A growing surplus for an entire market, not just an individual producer, can signal some big problems.
In Washington, scores of cultivation companies have gone out of business in large part because of the oversupply issue, said Christopher Macaluso, a longtime cultivator in California who co-founded Canna Group, which provides consulting to cultivators in the northwest states.
Producers are now sitting on a substantial amount of surplus inventory, and the future of many of them is in jeopardy. Some could try to unload low-quality inventory at fire-sale prices, flooding the market and exerting artificial downward pressure on the broader wholesale price.
“If I was sitting on a surplus beyond a month and a half, I’d need to take a look in the mirror and either get more in tune with producing a higher-quality product, or I’d be taking a more business or corporate savvy approach to how I was pricing my product, looking at this from a long term play rather than a short term here and now,” Macaluso said.
To be sure, the market saw higher levels of supply when compared to demand in the early days of the state’s rec industry. In November 2014, for instance, the market had 3.5 months’ worth of excess product.
Supply is now more in line with demand, with the surplus currently running about 1.7 to 2 months.
But the absolute cumulative surplus nevertheless continues to grow.

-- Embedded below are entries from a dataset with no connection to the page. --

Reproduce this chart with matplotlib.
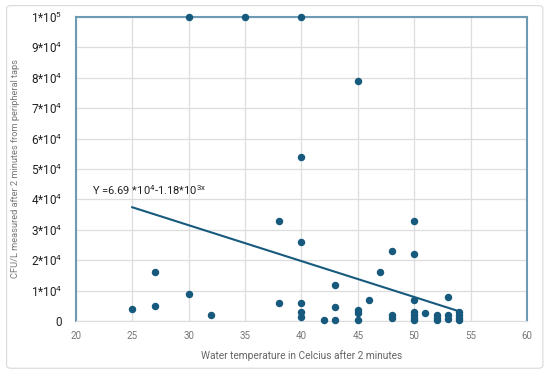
import numpy as np
import matplotlib.pyplot as plt
from matplotlib.patches import FancyBboxPatch

plt.rcParams['font.family'] = ['Roboto', 'DejaVu Sans']
plt.rcParams['mathtext.fontset'] = 'custom'
plt.rcParams['mathtext.rm'] = 'Roboto'
plt.rcParams['mathtext.it'] = 'Roboto'

# Water temperature (C) and CFU/L
temp = [25, 27, 27, 30, 30, 32, 35, 38, 38,
        40, 40, 40, 40, 40, 40, 42,
        43, 43, 43, 45, 45, 45, 45, 46, 47,
        48, 48, 48, 50, 50, 50, 50, 50, 50, 50,
        51, 52, 52, 52, 53, 53, 53, 54, 54, 54, 54]
cfu = [4000, 16000, 5000, 9000, 100000, 2000, 100000, 33000, 6000,
       100000, 54000, 26000, 6000, 2800, 1200, 300,
       12000, 4500, 300, 79000, 3500, 2500, 300, 7000, 16000,
       23000, 2000, 1000, 33000, 22000, 7000, 3000, 2000, 1000, 200,
       2500, 2000, 1000, 300, 8000, 2000, 500, 3000, 2000, 1000, 200]

# trendline coefficients as given in the chart
a, b = 66900, -1180
fit_x = np.array([25, 54])

xticks = [20, 25, 30, 35, 40, 45, 50, 55, 60]
yticks = np.arange(0, 100001, 10000)
ylabels = ['0'] + [f'{i}*10$^4$' for i in range(1, 10)] + ['1*10$^5$']

blue = '#175a7e'
frame = '#6f9ab3'

fig = plt.figure(figsize=(5.5, 3.75), dpi=100)
fig.patches.append(FancyBboxPatch((0.012, 0.018), 0.975, 0.967, boxstyle='round,pad=0,rounding_size=0.008',
                                  transform=fig.transFigure, fc='white', ec='#d9d9d9', lw=0.8, zorder=-1))
ax = fig.add_axes([0.138, 0.144, 0.82, 0.811])

ax.scatter(temp, cfu, s=19, color=blue, zorder=3, clip_on=False)
ax.plot(fit_x, a + b * fit_x, color=blue, lw=1.5, zorder=2)
ax.text(21.4, 41500, 'Y =6.69 *10$^4$-1.18*10$^{3x}$', fontsize=8, color='#222222')

ax.set_xlim(20, 60)
ax.set_ylim(0, 100000)
ax.set_xticks(xticks)
ax.set_yticks(yticks)
ax.set_yticklabels(ylabels)
ax.tick_params(axis='x', length=0, labelsize=7, labelcolor='#777777', pad=7)
ax.tick_params(axis='y', length=0, labelsize=8.5, labelcolor='#222222', pad=10)
ax.grid(color='#dddddd', lw=0.9)
ax.set_axisbelow(True)

for s in ['left', 'top', 'right']:
    ax.spines[s].set_color(frame)
    ax.spines[s].set_linewidth(1.5)
ax.spines['bottom'].set_color('#dddddd')

ax.set_xlabel('Water temperature in Celcius after 2 minutes', fontsize=7.3, color='#666666')
ax.set_ylabel('CFU/L measured after 2 minutes from peripheral taps', fontsize=6.7, color='#777777')
ax.xaxis.set_label_coords(0.5, -0.095)
ax.yaxis.set_label_coords(-0.124, 0.5)

fig.savefig('out.png', dpi=100)
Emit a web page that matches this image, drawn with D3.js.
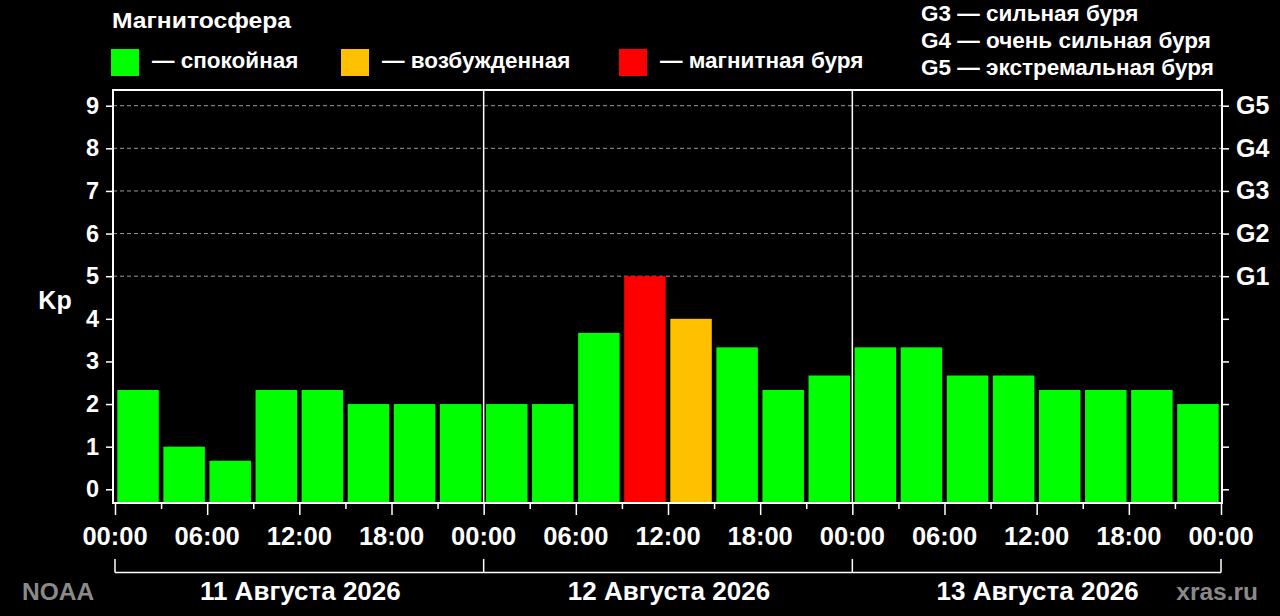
<!DOCTYPE html>
<html><head><meta charset="utf-8">
<script src="https://cdn.jsdelivr.net/npm/d3@7"></script>
<style>
html,body{margin:0;padding:0;background:#000;}
svg{display:block;}
text{font-family:"Liberation Sans",Arial,sans-serif;font-weight:bold;fill:#fff;}
</style></head>
<body>
<svg id="c" width="1280" height="616"></svg>
<script>
// ---- data ----
const days = ["11 Августа 2026", "12 Августа 2026", "13 Августа 2026"];
const hours = [0,3,6,9,12,15,18,21,24,27,30,33,36,39,42,45,48,51,54,57,60,63,66,69];
const kp = [2.33,1.0,0.67,2.33,2.33,2.0,2.0,2.0,
            2.0,2.0,3.67,5.0,4.0,3.33,2.33,2.67,
            3.33,3.33,2.67,2.67,2.33,2.33,2.33,2.0];
const status = ["q","q","q","q","q","q","q","q",
                "q","q","q","s","a","q","q","q",
                "q","q","q","q","q","q","q","q"];
const kpTicks = [0,1,2,3,4,5,6,7,8,9];
const gLabels = ["","","","","","G1","G2","G3","G4","G5"];
const timeTicks = [0,6,12,18,24,30,36,42,48,54,60,66,72];
const timeLabels = ["00:00","06:00","12:00","18:00","00:00","06:00","12:00","18:00","00:00","06:00","12:00","18:00","00:00"];
const legendItems = [{k:"q",t:"— спокойная"},{k:"a",t:"— возбужденная"},{k:"s",t:"— магнитная буря"}];
const gScale = ["G3 — сильная буря","G4 — очень сильная буря","G5 — экстремальная буря"];
const colors = {q:"#00ff00", a:"#ffc000", s:"#ff0000"};

const svg = d3.select("#c");
svg.append("rect").attr("width",1280).attr("height",616).attr("fill","#000");

const x = d3.scaleLinear().domain([0,72]).range([115,1221]);
const y = d3.scaleLinear().domain([0,9]).range([489.3,105.7]);
const pTop = 90, pBottom = 503, pLeft = 113, pRight = 1222;

// gridlines
svg.append("g").selectAll("line").data(kpTicks.filter(d=>d>=5)).join("line")
  .attr("x1",pLeft).attr("x2",pRight).attr("y1",d=>y(d)).attr("y2",d=>y(d))
  .attr("stroke","#9a9a9a").attr("stroke-width",1).attr("stroke-dasharray","4,3");

// bars
svg.append("g").selectAll("rect").data(hours).join("rect")
  .attr("x",(d)=>x(d)+2.3)
  .attr("width",(d)=>x(d+3)-x(d)-4.6)
  .attr("y",(d,i)=>y(kp[i]))
  .attr("height",(d,i)=>pBottom-y(kp[i]))
  .attr("fill",(d,i)=>colors[status[i]]);

// day separators
svg.append("g").selectAll("line").data([24,48]).join("line")
  .attr("x1",d=>x(d)).attr("x2",d=>x(d)).attr("y1",pTop).attr("y2",pBottom)
  .attr("stroke","#fff").attr("stroke-width",1.5);

// frame
svg.append("rect").attr("x",pLeft).attr("y",pTop).attr("width",pRight-pLeft).attr("height",pBottom-pTop)
  .attr("fill","none").attr("stroke","#fff").attr("stroke-width",2);

// left axis
const ya = d3.axisLeft(y).tickValues(kpTicks).tickSize(7).tickPadding(7).tickFormat(d3.format("d"));
const gl = svg.append("g").attr("transform",`translate(${pLeft},0)`).call(ya);
gl.select(".domain").remove();
gl.selectAll(".tick line").attr("stroke","#fff").attr("stroke-width",1.5);
gl.selectAll(".tick text").attr("font-size",23.5).attr("fill","#fff").attr("font-family",null);

// right axis
const yr = d3.axisRight(y).tickValues(kpTicks).tickSize(7).tickPadding(7).tickFormat((d)=>gLabels[d]);
const gr = svg.append("g").attr("transform",`translate(${pRight},0)`).call(yr);
gr.select(".domain").remove();
gr.selectAll(".tick line").attr("stroke","#fff").attr("stroke-width",1.5);
gr.selectAll(".tick text").attr("font-size",25).attr("fill","#fff").attr("font-family",null);

// bottom axis: minor ticks every 3h, major every 6h
const xa = d3.axisBottom(x).tickValues(d3.range(0,73,3)).tickSize(6).tickFormat("");
const gb = svg.append("g").attr("transform",`translate(0,${pBottom})`).call(xa);
gb.select(".domain").remove();
gb.selectAll(".tick line").attr("stroke","#fff").attr("stroke-width",1.5)
  .attr("y2",d=>d%6===0?12:6);
svg.append("g").selectAll("text").data(timeTicks).join("text")
  .attr("x",d=>x(d)).attr("y",544.5).attr("text-anchor","middle")
  .attr("font-size",25.5).text((d,i)=>timeLabels[i]);

// day brackets
const br = svg.append("g");
br.append("line").attr("x1",x(0)).attr("x2",x(72)).attr("y1",572.5).attr("y2",572.5).attr("stroke","#fff").attr("stroke-width",1.5);
br.selectAll("line.t").data([0,24,48,72]).join("line").attr("class","t")
  .attr("x1",d=>x(d)).attr("x2",d=>x(d)).attr("y1",559).attr("y2",572.5).attr("stroke","#fff").attr("stroke-width",1.5);
br.selectAll("text").data(days).join("text")
  .attr("x",(d,i)=>x(i*24+12)+1).attr("y",599.5).attr("text-anchor","middle")
  .attr("font-size",26).text(d=>d);

// Kp label
svg.append("text").attr("x",55).attr("y",309).attr("text-anchor","middle").attr("font-size",25).text("Kp");

// watermarks
svg.append("text").attr("x",22).attr("y",599.5).attr("font-size",24.5).style("fill","#8a8a8a").text("NOAA");
svg.append("text").attr("x",1258).attr("y",599.5).attr("text-anchor","end").attr("font-size",24.5).style("fill","#8a8a8a").text("xras.ru");

// legend
svg.append("text").attr("x",112).attr("y",27.5).attr("font-size",22.5)
  .attr("textLength",179).attr("lengthAdjust","spacingAndGlyphs").text("Магнитосфера");
const lx = [111,341,619];
const lg = svg.append("g").selectAll("g").data(legendItems).join("g")
  .attr("transform",(d,i)=>`translate(${lx[i]},49)`);
lg.append("rect").attr("width",28).attr("height",27).attr("fill",d=>colors[d.k]);
lg.append("text").attr("x",41).attr("y",18.5).attr("font-size",22.5).text(d=>d.t);

// G scale
svg.append("g").selectAll("text").data(gScale).join("text")
  .attr("x",921).attr("y",(d,i)=>21+i*27).attr("font-size",22.5).text(d=>d);
</script>
</body></html>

“A lot of people really got into this for the money, with sort of hungry eyes, and aren’t able to produce the results that consumers, let alone the retailers, are looking for,” Macaluso said.
This type of tumult is to be expected in large markets with a high number of producers, and Washington’s market will eventually find equilibrium and settle down. In the meantime, however, producers, processors and retailers will continue to face a high degree of uncertainty as the shakeout continues.